So it appears the gentlemen down the road are going to finish another season without a trophy, then?
Come this summer, I make that eight years now that the Arse will have gone without lifting a trophy. And given the torrent of laughs that adorned our Twitter timelines and the reemergence of the now infamous “since Arsenal last won a trophy” clock, don’t we all know it aswell.
For our dear old selves however, this Sunday’s League Cup final between Bradford and Swansea will mark the five-year mark since Jonathan Woodgate’s schnoz ended our very own nine-year trophy drought. It wasn’t quite the league title, as neither the 1999 triumph in the same cup was before it. But for however people may now knock the competition, it marks something no amount of successive fourth –placed finishes can ever bring. Silverware.
And with the club now in an infinitely better position to how we were in either 1999 or 2008, the onus is now on dining upon the finest table of all in next season’s Champions League. Making a fourth round exit this term in the competition that brought us all such joy on those two occasions, left few shedding any tears. There are now bigger fish to fry than going for the League Cup.
Should the club go trophyless this season, but qualify for another outing with Europe’s big boy, there aren’t many in White Hart Lane who would be too disappointed without a trophy this year. After all, for as good as a day out at Wembley or the Amsterdam Arena for a Europa League final would be, it’s not going to bring a tenth of the glamour or indeed the cold, hard cash that a Champions League showing would do, would it?
But for as difficult as it may be to fault the glitz and the financial arguments, why should we be willing to shelve a pop at silverware? Especially when we have a real shot at lifting a trophy this season.
Before this blog goes on the charm offensive towards the Europa League, let’s not blow too much smoke up its backside. It’s not the same competition it was when we last won it in 1984 and it’s always going to be Champions League’s less fashionable little brother.
But it remains a European trophy and what’s more, it’s a shot at glory that this club has a real chance at attaining.
Given the amount of heart-break, false dawns and self-destructions the club has endured over recent times, to say we shouldn’t want to settle ‘just’ for a top-four finish, is verging on the absurd. But with the squad just one carefully plotted win away from a Europa League quarterfinal and a great placing in the Premier League with 12 games left, why not?

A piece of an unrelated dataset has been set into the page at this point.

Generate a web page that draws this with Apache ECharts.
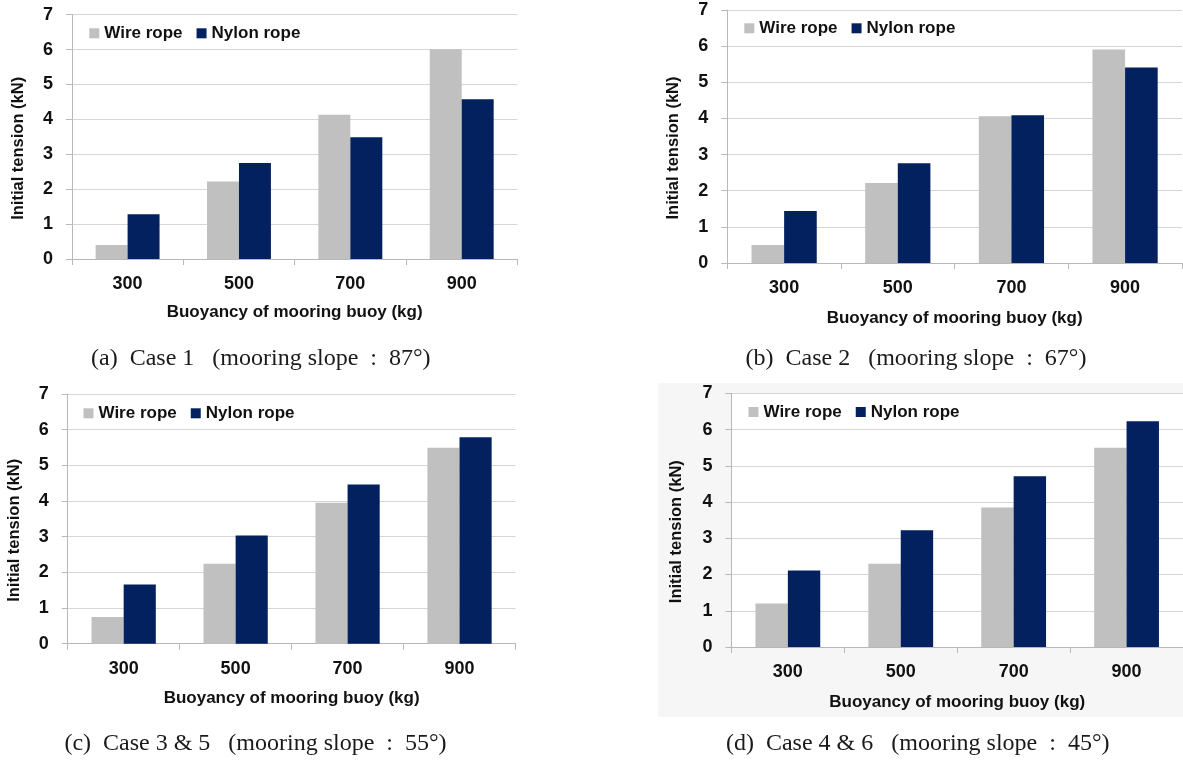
<!DOCTYPE html>
<html>
<head>
<meta charset="utf-8">
<script src="https://cdn.jsdelivr.net/npm/echarts@6/dist/echarts.min.js"></script>
<style>
html,body{margin:0;padding:0;background:#fff;}
#chart{width:1183px;height:760px;}
</style>
</head>
<body>
<div id="chart"></div>
<script>
const categories = ['300', '500', '700', '900'];
const seriesNames = ['Wire rope', 'Nylon rope'];
const wireA = [0.40, 2.22, 4.13, 6.01];
const nylonA = [1.28, 2.75, 3.49, 4.58];
const wireB = [0.50, 2.21, 4.06, 5.91];
const nylonB = [1.44, 2.76, 4.09, 5.41];
const wireC = [0.75, 2.24, 3.95, 5.49];
const nylonC = [1.66, 3.03, 4.46, 5.79];
const wireD = [1.20, 2.30, 3.85, 5.50];
const nylonD = [2.11, 3.22, 4.71, 6.23];
const yMin = 0, yMax = 7, yInterval = 1;
const xTitle = 'Buoyancy of mooring buoy (kg)';
const yTitle = 'Initial tension (kN)';
const captions = [
  '(a)  Case 1   (mooring slope  :  87°)',
  '(b)  Case 2   (mooring slope  :  67°)',
  '(c)  Case 3 & 5   (mooring slope  :  55°)',
  '(d)  Case 4 & 6   (mooring slope  :  45°)'
];

const FONT = '"Liberation Sans", Arial, sans-serif';
const WIRE = '#c0c0c0';
const NYLON = '#02215e';
const TXT = '#111111';

const panels = [
  {grid:{left:71.9, top:14.7, width:445.5, height:244.3}, legend:{left:89.3, cy:33.3}, xGap:44.5, yGap:44.5, wire:wireA, nylon:nylonA, cap:{x:260.8, y:359}},
  {grid:{left:727.3, top:10, width:454.6, height:253}, legend:{left:744.3, cy:28.3}, xGap:46.5, yGap:45.5, wire:wireB, nylon:nylonB, cap:{x:916, y:359}},
  {grid:{left:67.7, top:394, width:447.8, height:249.7}, legend:{left:83.5, cy:413.3}, xGap:46, yGap:45, wire:wireC, nylon:nylonC, cap:{x:255.5, y:744}},
  {grid:{left:731.4, top:393.3, width:453.6, height:253.7}, legend:{left:748.5, cy:412}, xGap:46.5, yGap:46, wire:wireD, nylon:nylonD, cap:{x:917.7, y:744}}
];

const option = {
  animation: false,
  backgroundColor: '#ffffff',
  textStyle: {fontFamily: FONT},
  grid: panels.map(p => Object.assign({containLabel:false, backgroundColor:'#ffffff', show:true, borderWidth:0}, p.grid)),
  legend: panels.map(p => ({
    left: p.legend.left, top: p.legend.cy - 9, padding: 0,
    orient: 'horizontal', itemWidth: 10, itemHeight: 10, itemGap: 14,
    icon: 'rect', data: seriesNames,
    selectedMode: false,
    textStyle: {fontFamily: FONT, fontSize: 17, fontWeight: 'bold', color: TXT, lineHeight: 18}
  })),
  xAxis: panels.map((p, i) => ({
    type: 'category', gridIndex: i, data: categories,
    name: xTitle, nameLocation: 'middle', nameGap: p.xGap,
    nameTextStyle: {fontFamily: FONT, fontSize: 17, fontWeight: 'bold', color: TXT},
    axisLine: {show: true, lineStyle: {color: '#b8b8b8', width: 1}},
    axisTick: {show: true, alignWithLabel: false, length: 6, lineStyle: {color: '#b8b8b8'}},
    axisLabel: {margin: 16.5, fontFamily: FONT, fontSize: 18, fontWeight: 'bold', color: TXT},
    splitLine: {show: false}
  })),
  yAxis: panels.map((p, i) => ({
    type: 'value', gridIndex: i, min: yMin, max: yMax, interval: yInterval,
    name: yTitle, nameLocation: 'middle', nameGap: p.yGap,
    nameTextStyle: {fontFamily: FONT, fontSize: 16.5, fontWeight: 'bold', color: TXT, padding: [0, 23, 0, 0]},
    axisLine: {show: true, lineStyle: {color: '#b8b8b8', width: 1}},
    axisTick: {show: true, length: 6, lineStyle: {color: '#b8b8b8'}},
    axisLabel: {margin: 19, fontFamily: FONT, fontSize: 18, fontWeight: 'bold', color: TXT},
    splitLine: {show: true, lineStyle: {color: '#d6d6d6', width: 1}}
  })),
  series: [],
  graphic: []
};

// light background panel behind chart (d)
option.graphic.push({type: 'rect', z: -10, silent: true,
  shape: {x: 658, y: 383, width: 525, height: 334}, style: {fill: '#f6f6f6'}});

panels.forEach((p, i) => {
  option.series.push({
    name: seriesNames[0], type: 'bar', xAxisIndex: i, yAxisIndex: i, data: p.wire,
    barGap: '0%', barCategoryGap: '42.6%', itemStyle: {color: WIRE}
  });
  option.series.push({
    name: seriesNames[1], type: 'bar', xAxisIndex: i, yAxisIndex: i, data: p.nylon,
    barGap: '0%', barCategoryGap: '42.6%', itemStyle: {color: NYLON}
  });
  option.graphic.push({
    type: 'text', silent: true, x: p.cap.x, y: p.cap.y,
    style: {text: captions[i], font: '24px "Liberation Serif", "Times New Roman", serif',
      fill: '#1a1a1a', align: 'center', verticalAlign: 'middle'}
  });
});

const chart = echarts.init(document.getElementById('chart'), null, {renderer: 'canvas'});
chart.setOption(option);
</script>
</body>
</html>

Some of the most poignant moments in this club’s history have come in success within the cup competitions. Those indulging in Europa League snobbery would do well to remember that, before both crucifying Andre Villas-Boas for fielding such strong sides and rubbing in the trophyless run of those down the road.
Villas-Boas has done all he can to win this competition this season and that won’t stop tomorrow night against Lyon. And that’s exactly what this club should be doing.